[Entries with chart source code]
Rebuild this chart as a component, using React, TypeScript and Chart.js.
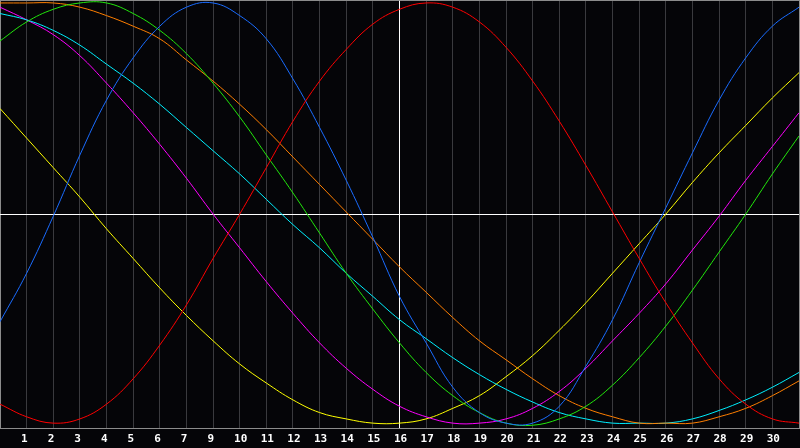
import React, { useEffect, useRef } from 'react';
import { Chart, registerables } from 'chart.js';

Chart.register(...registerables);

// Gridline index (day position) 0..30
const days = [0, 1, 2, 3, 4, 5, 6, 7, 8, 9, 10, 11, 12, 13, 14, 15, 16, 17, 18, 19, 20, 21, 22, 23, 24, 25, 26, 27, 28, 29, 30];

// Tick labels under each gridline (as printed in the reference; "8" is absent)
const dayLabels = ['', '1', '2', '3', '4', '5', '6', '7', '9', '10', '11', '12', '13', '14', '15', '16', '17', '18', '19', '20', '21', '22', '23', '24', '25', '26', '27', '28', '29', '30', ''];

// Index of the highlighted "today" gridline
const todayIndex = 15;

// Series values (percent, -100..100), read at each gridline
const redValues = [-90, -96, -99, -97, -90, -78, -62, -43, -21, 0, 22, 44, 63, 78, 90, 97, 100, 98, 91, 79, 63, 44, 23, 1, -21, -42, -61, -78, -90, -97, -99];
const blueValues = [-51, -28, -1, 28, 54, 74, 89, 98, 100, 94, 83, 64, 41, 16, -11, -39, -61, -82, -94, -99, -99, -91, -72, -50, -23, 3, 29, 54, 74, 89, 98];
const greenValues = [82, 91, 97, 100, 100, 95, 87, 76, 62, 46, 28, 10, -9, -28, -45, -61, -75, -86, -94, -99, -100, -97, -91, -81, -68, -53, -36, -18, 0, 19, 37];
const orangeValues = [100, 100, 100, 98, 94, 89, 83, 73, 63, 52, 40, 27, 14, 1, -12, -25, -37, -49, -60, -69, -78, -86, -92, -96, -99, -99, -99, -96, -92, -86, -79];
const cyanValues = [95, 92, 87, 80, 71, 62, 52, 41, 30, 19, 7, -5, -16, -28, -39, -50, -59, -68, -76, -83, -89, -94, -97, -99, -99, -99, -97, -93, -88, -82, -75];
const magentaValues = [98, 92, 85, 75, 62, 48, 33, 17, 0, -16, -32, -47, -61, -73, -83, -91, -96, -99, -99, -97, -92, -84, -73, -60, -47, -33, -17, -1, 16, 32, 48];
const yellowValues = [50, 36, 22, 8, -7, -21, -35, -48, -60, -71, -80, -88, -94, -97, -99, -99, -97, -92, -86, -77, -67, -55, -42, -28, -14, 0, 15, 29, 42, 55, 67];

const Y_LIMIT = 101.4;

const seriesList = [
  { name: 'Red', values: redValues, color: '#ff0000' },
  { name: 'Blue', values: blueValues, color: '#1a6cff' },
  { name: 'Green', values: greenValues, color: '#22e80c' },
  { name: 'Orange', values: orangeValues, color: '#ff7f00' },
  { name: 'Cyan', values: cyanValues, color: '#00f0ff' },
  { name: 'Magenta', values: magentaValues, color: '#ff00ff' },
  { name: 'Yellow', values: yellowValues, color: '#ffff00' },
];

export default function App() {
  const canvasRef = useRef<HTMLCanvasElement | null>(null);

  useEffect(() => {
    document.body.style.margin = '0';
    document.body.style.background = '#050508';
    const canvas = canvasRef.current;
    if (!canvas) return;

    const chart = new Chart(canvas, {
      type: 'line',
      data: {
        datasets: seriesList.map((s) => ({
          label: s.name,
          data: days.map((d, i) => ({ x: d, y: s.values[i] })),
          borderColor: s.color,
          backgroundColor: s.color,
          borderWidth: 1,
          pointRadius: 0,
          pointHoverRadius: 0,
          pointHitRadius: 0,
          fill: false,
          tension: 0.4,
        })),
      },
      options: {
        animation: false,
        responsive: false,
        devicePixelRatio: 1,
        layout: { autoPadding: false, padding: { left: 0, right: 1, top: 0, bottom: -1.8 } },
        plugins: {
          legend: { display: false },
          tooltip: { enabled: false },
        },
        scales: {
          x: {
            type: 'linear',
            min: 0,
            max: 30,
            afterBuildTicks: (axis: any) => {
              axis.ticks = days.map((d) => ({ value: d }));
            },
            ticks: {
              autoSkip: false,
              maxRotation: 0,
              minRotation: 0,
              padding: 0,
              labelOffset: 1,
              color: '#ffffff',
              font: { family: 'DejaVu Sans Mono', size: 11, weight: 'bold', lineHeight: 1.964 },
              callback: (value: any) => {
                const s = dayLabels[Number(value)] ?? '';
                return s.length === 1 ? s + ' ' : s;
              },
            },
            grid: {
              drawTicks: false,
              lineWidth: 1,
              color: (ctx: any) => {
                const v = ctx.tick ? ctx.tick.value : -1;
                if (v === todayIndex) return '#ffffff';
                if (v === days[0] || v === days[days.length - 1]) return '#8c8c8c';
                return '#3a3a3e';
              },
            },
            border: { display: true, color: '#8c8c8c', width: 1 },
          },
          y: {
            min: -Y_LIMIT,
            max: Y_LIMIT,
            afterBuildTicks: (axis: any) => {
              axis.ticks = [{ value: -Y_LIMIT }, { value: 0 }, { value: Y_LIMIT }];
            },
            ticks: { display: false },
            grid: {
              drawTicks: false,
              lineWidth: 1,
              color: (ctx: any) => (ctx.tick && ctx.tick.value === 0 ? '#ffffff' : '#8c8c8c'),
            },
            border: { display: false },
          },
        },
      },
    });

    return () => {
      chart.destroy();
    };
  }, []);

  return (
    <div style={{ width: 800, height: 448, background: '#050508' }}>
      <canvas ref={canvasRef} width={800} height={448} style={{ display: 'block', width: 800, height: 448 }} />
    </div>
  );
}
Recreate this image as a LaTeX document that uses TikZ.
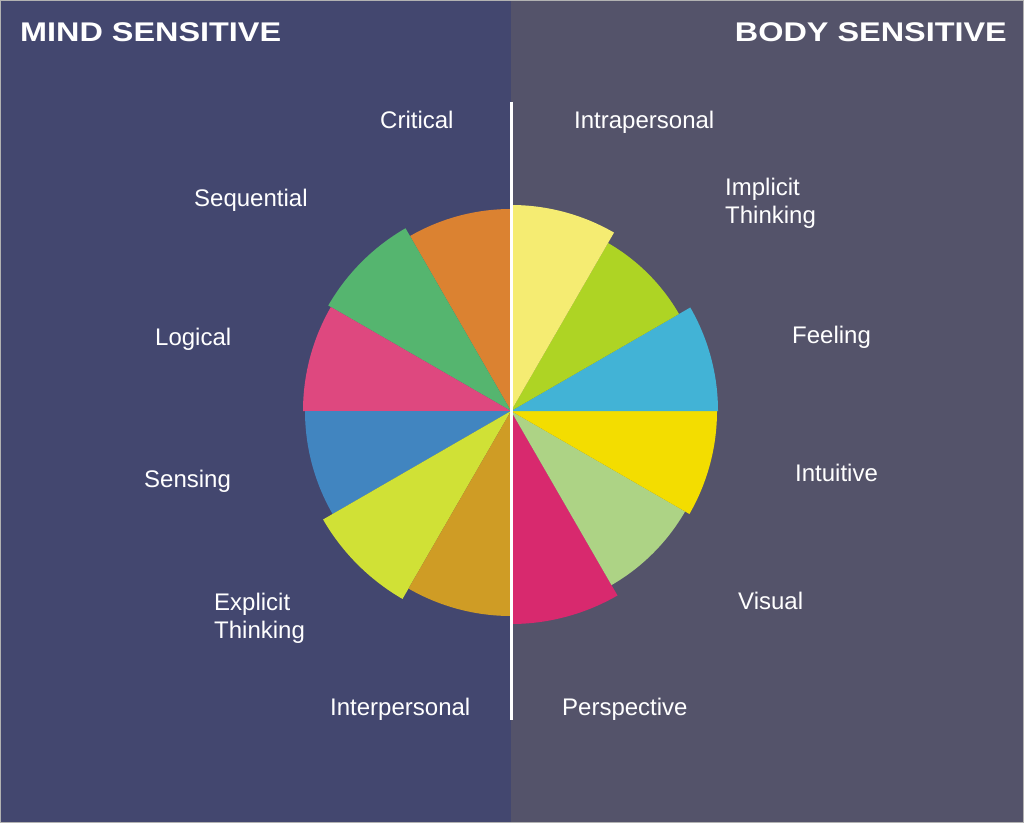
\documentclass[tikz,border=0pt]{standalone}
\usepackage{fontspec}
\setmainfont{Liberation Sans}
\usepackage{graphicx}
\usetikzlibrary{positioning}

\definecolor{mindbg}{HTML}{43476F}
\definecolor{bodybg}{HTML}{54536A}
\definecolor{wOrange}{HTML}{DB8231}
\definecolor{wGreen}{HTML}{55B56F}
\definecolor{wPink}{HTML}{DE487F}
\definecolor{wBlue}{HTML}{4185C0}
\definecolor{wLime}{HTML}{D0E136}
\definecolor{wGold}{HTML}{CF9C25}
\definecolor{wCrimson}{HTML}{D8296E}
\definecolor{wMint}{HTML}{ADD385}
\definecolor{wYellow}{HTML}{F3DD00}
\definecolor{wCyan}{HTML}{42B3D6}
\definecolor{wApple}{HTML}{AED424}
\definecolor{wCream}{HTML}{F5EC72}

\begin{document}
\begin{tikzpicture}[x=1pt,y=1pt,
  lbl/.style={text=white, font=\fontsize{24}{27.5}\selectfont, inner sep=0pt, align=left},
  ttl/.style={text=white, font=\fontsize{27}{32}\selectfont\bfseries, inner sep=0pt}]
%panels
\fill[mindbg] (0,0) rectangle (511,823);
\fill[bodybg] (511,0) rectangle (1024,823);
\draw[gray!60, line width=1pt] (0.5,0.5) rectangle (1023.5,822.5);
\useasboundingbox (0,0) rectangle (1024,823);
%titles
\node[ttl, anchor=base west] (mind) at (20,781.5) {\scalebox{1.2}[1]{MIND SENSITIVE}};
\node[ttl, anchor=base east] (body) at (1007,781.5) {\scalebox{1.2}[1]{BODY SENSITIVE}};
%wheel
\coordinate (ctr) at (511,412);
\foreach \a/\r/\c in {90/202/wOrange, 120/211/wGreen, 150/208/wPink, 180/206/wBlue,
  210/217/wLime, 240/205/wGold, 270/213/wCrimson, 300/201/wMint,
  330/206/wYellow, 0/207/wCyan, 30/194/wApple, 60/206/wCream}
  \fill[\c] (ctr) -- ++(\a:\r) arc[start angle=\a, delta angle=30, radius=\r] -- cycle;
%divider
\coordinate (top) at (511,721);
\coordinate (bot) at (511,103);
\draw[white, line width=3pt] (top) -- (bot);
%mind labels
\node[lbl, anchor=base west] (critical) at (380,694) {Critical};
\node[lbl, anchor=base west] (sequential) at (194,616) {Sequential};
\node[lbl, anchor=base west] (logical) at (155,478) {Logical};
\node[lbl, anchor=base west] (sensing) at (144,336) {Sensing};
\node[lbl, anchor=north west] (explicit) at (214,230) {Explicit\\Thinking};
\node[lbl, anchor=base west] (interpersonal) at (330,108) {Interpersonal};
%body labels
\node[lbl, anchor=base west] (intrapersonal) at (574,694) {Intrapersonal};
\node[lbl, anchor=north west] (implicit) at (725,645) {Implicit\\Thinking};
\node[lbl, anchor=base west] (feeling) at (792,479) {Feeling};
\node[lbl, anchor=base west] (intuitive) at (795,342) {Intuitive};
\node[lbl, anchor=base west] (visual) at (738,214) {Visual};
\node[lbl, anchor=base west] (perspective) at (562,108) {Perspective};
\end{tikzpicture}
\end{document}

▸ **WHAT IS NEEDED**: Skip every picture and return the lines above from the top through the one that contains "28, 29, 30];".

▸ **ANSWER TO THE PROBLEM**:
Rebuild this chart as a component, using React, TypeScript and Chart.js.
import React, { useEffect, useRef } from 'react';
import { Chart, registerables } from 'chart.js';

Chart.register(...registerables);

// Gridline index (day position) 0..30
const days = [0, 1, 2, 3, 4, 5, 6, 7, 8, 9, 10, 11, 12, 13, 14, 15, 16, 17, 18, 19, 20, 21, 22, 23, 24, 25, 26, 27, 28, 29, 30];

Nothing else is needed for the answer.